Goal of the exercise: Leave the pictures out and retype the lines from the beginning through the line with "(0,0) rectangle (940,576);", both ends included.

Data extract:
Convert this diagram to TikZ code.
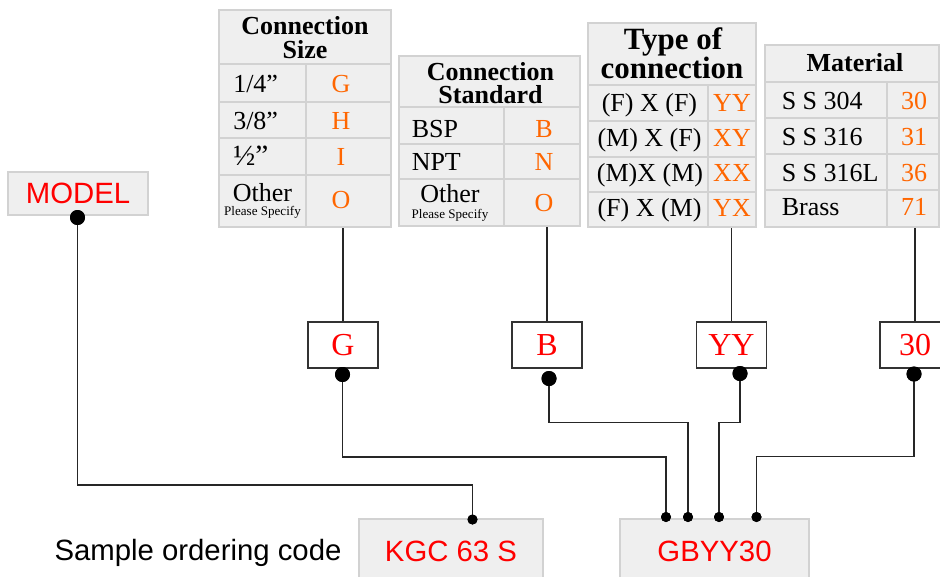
\documentclass[tikz,border=0pt]{standalone}
\usepackage{fontspec}
\setmainfont{Liberation Serif}
\newfontfamily\sansf{Liberation Sans}
\usetikzlibrary{fit}
\definecolor{tfill}{HTML}{EFEFEF}
\definecolor{tline}{HTML}{D2D2D2}
\definecolor{codeor}{HTML}{FF6600}
\definecolor{codered}{HTML}{FF0000}
\begin{document}
\begin{tikzpicture}[x=0.75pt,y=-0.75pt,
  tbl/.style={draw=tline, line width=2.2pt, fill=tfill, rectangle, inner sep=0pt},
  grid/.style={draw=tline, line width=2.2pt},
  hd/.style={font=\bfseries\fontsize{19.5}{20}\selectfont, anchor=base, inner sep=0pt},
  hdbig/.style={font=\bfseries\fontsize{23.2}{24}\selectfont, anchor=base, inner sep=0pt},
  tx/.style={font=\fontsize{19.5}{20}\selectfont, inner sep=0pt},
  txw/.style={tx, anchor=base west},
  txc/.style={tx, anchor=base},
  cd/.style={tx, text=codeor, anchor=base},
  small/.style={font=\fontsize{9.8}{10}\selectfont, anchor=base, inner sep=0pt},
  codebox/.style={draw=black!80, line width=0.8pt, fill=white, minimum width=52.5pt, minimum height=34.5pt, inner sep=0pt, text=codered, font=\fontsize{24}{24}\selectfont},
  graybox/.style={draw=tline, line width=1.6pt, fill=tfill, inner sep=0pt, text=codered, font=\sansf\fontsize{22}{22}\selectfont},
  dot/.style={circle, fill=black, inner sep=0pt, minimum size=11.25pt},
  sdot/.style={circle, fill=black, inner sep=0pt, minimum size=7.5pt},
  conn/.style={draw=black!85, line width=0.8pt}
]
\clip (0,0) rectangle (940,576);

% ---------- Table 1: Connection Size ----------
\node[tbl, fit={(219,10) (391,227)}] (t1) {};
\draw[grid] (219,64) -- (391,64) (219,102) -- (391,102) (219,138) -- (391,138) (219,175) -- (391,175);
\draw[grid] (306,64) -- (306,227);
\node[hd] (t1h1) at (305,34.5) {Connection};
\node[hd] (t1h2) at (305,58.5) {Size};
\node[txw] (t1a) at (233,92) {1/4”};
\node[txw] (t1b) at (233,129) {3/8”};
\node[txw, font=\fontsize{22}{22}\selectfont] (t1c) at (233,165) {½”};
\node[txc] (t1d) at (262.5,201.5) {Other};
\node[small] (t1e) at (262.5,215.5) {Please Specify};
\node[cd] (t1ca) at (341,92) {G};
\node[cd] (t1cb) at (341,129) {H};
\node[cd] (t1cc) at (341,165) {I};
\node[cd] (t1cd) at (341,208.5) {O};

% ---------- Table 2: Connection Standard ----------
\node[tbl, fit={(399,56) (580,226)}] (t2) {};
\draw[grid] (399,107) -- (580,107) (399,144) -- (580,144) (399,179) -- (580,179);
\draw[grid] (504,107) -- (504,226);
\node[hd] (t2h1) at (490.5,80) {Connection};
\node[hd] (t2h2) at (490.5,103.5) {Standard};
\node[txw] (t2a) at (411.5,137.3) {BSP};
\node[txw] (t2b) at (411.5,170) {NPT};
\node[txc] (t2c) at (450,202.7) {Other};
\node[small] (t2d) at (450,218) {Please Specify};
\node[cd] (t2ca) at (544,137.3) {B};
\node[cd] (t2cb) at (544,170) {N};
\node[cd] (t2cc) at (544,211.7) {O};

% ---------- Table 3: Type of connection ----------
\node[tbl, fit={(588,23) (756,227)}] (t3) {};
\draw[grid] (588,85) -- (756,85) (588,121) -- (756,121) (588,157) -- (756,157) (588,192) -- (756,192);
\draw[grid] (708,85) -- (708,227);
\node[hdbig] (t3h1) at (673,49.5) {Type of};
\node[hdbig] (t3h2) at (672,78) {connection};
\node[txc] (t3a) at (649.5,111.7) {(F) X (F)};
\node[txc] (t3b) at (649.5,146.7) {(M) X (F)};
\node[txc] (t3c) at (650,181.7) {(M)X (M)};
\node[txc] (t3d) at (649.5,216.7) {(F) X (M)};
\node[cd] (t3ca) at (732,111.7) {YY};
\node[cd] (t3cb) at (732,146.7) {XY};
\node[cd] (t3cc) at (732,181.7) {XX};
\node[cd] (t3cd) at (732,216.7) {YX};

% ---------- Table 4: Material ----------
\node[tbl, fit={(765,45) (939,227)}] (t4) {};
\draw[grid] (765,82) -- (939,82) (765,118) -- (939,118) (765,154) -- (939,154) (765,190) -- (939,190);
\draw[grid] (887,82) -- (887,227);
\node[hd] (t4h) at (855,71.7) {Material};
\node[txw] (t4a) at (781.5,109) {S S 304};
\node[txw] (t4b) at (781.5,145) {S S 316};
\node[txw] (t4c) at (781.5,181.7) {S S 316L};
\node[txw] (t4d) at (781.5,215) {Brass};
\node[cd] (t4ca) at (914,109) {30};
\node[cd] (t4cb) at (914,145) {31};
\node[cd] (t4cc) at (914,181.7) {36};
\node[cd] (t4cd) at (914,215) {71};

% ---------- Code boxes ----------
\node[codebox] (gb) at (343,345) {G};
\node[codebox] (bb) at (547,345) {B};
\node[codebox] (yb) at (731.5,345) {YY};
\node[codebox] (mb) at (915,345) {30};

% ---------- Model and sample boxes ----------
\node[graybox, minimum width=105pt, minimum height=32.25pt] (model) at (78,193.5) {MODEL};
\node[graybox, minimum width=138pt, minimum height=48pt] (kgc) at (451,551) {KGC 63 S};
\node[graybox, minimum width=141.75pt, minimum height=48pt] (code) at (714.5,551) {GBYY30};
\node[font=\sansf\fontsize{22}{22}\selectfont, anchor=base, inner sep=0pt] (sample) at (198,560) {Sample ordering code};

% ---------- Dots ----------
\node[dot] (modeld) at (77.5,217.5) {};
\node[dot] (gd) at (342.5,374.5) {};
\node[dot] (bd) at (549,378.5) {};
\node[dot] (yd) at (740,373.5) {};
\node[dot] (md) at (914,374) {};
\node[sdot] (kd) at (472.5,519.5) {};
\node[sdot] (c1) at (666,517) {};
\node[sdot] (c2) at (688,517) {};
\node[sdot] (c3) at (719,517) {};
\node[sdot] (c4) at (756.5,517) {};

% ---------- Bend points ----------
\coordinate (mk) at (472.5,485);
\coordinate (gk) at (666,457);
\coordinate (bk) at (688,422.5);
\coordinate (yk) at (719,422.5);
\coordinate (tk) at (756.5,456.5);

% ---------- Connectors ----------
\draw[conn] (gb.north) -- (gb.north |- t1.south);
\draw[conn] (bb.north) -- (bb.north |- t2.south);
\draw[conn] (yb.north) -- (yb.north |- t3.south);
\draw[conn] (mb.north) -- (mb.north |- t4.south);
\draw[conn] (modeld.center) |- (mk) -- (kd.center);
\draw[conn] (gd.center) |- (gk) -- (c1.center);
\draw[conn] (bd.center) |- (bk) -- (c2.center);
\draw[conn] (yd.center) |- (yk) -- (c3.center);
\draw[conn] (md.center) |- (tk) -- (c4.center);
% dots on top of the connectors
\fill (modeld) circle (7.5);
\fill (gd) circle (7.5);
\fill (bd) circle (7.5);
\fill (yd) circle (7.5);
\fill (md) circle (7.5);
\fill (kd) circle (5);
\fill (c1) circle (5);
\fill (c2) circle (5);
\fill (c3) circle (5);
\fill (c4) circle (5);
\end{tikzpicture}
\end{document}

Answer below:
Convert this diagram to TikZ code.
\documentclass[tikz,border=0pt]{standalone}
\usepackage{fontspec}
\setmainfont{Liberation Serif}
\newfontfamily\sansf{Liberation Sans}
\usetikzlibrary{fit}
\definecolor{tfill}{HTML}{EFEFEF}
\definecolor{tline}{HTML}{D2D2D2}
\definecolor{codeor}{HTML}{FF6600}
\definecolor{codered}{HTML}{FF0000}
\begin{document}
\begin{tikzpicture}[x=0.75pt,y=-0.75pt,
  tbl/.style={draw=tline, line width=2.2pt, fill=tfill, rectangle, inner sep=0pt},
  grid/.style={draw=tline, line width=2.2pt},
  hd/.style={font=\bfseries\fontsize{19.5}{20}\selectfont, anchor=base, inner sep=0pt},
  hdbig/.style={font=\bfseries\fontsize{23.2}{24}\selectfont, anchor=base, inner sep=0pt},
  tx/.style={font=\fontsize{19.5}{20}\selectfont, inner sep=0pt},
  txw/.style={tx, anchor=base west},
  txc/.style={tx, anchor=base},
  cd/.style={tx, text=codeor, anchor=base},
  small/.style={font=\fontsize{9.8}{10}\selectfont, anchor=base, inner sep=0pt},
  codebox/.style={draw=black!80, line width=0.8pt, fill=white, minimum width=52.5pt, minimum height=34.5pt, inner sep=0pt, text=codered, font=\fontsize{24}{24}\selectfont},
  graybox/.style={draw=tline, line width=1.6pt, fill=tfill, inner sep=0pt, text=codered, font=\sansf\fontsize{22}{22}\selectfont},
  dot/.style={circle, fill=black, inner sep=0pt, minimum size=11.25pt},
  sdot/.style={circle, fill=black, inner sep=0pt, minimum size=7.5pt},
  conn/.style={draw=black!85, line width=0.8pt}
]
\clip (0,0) rectangle (940,576);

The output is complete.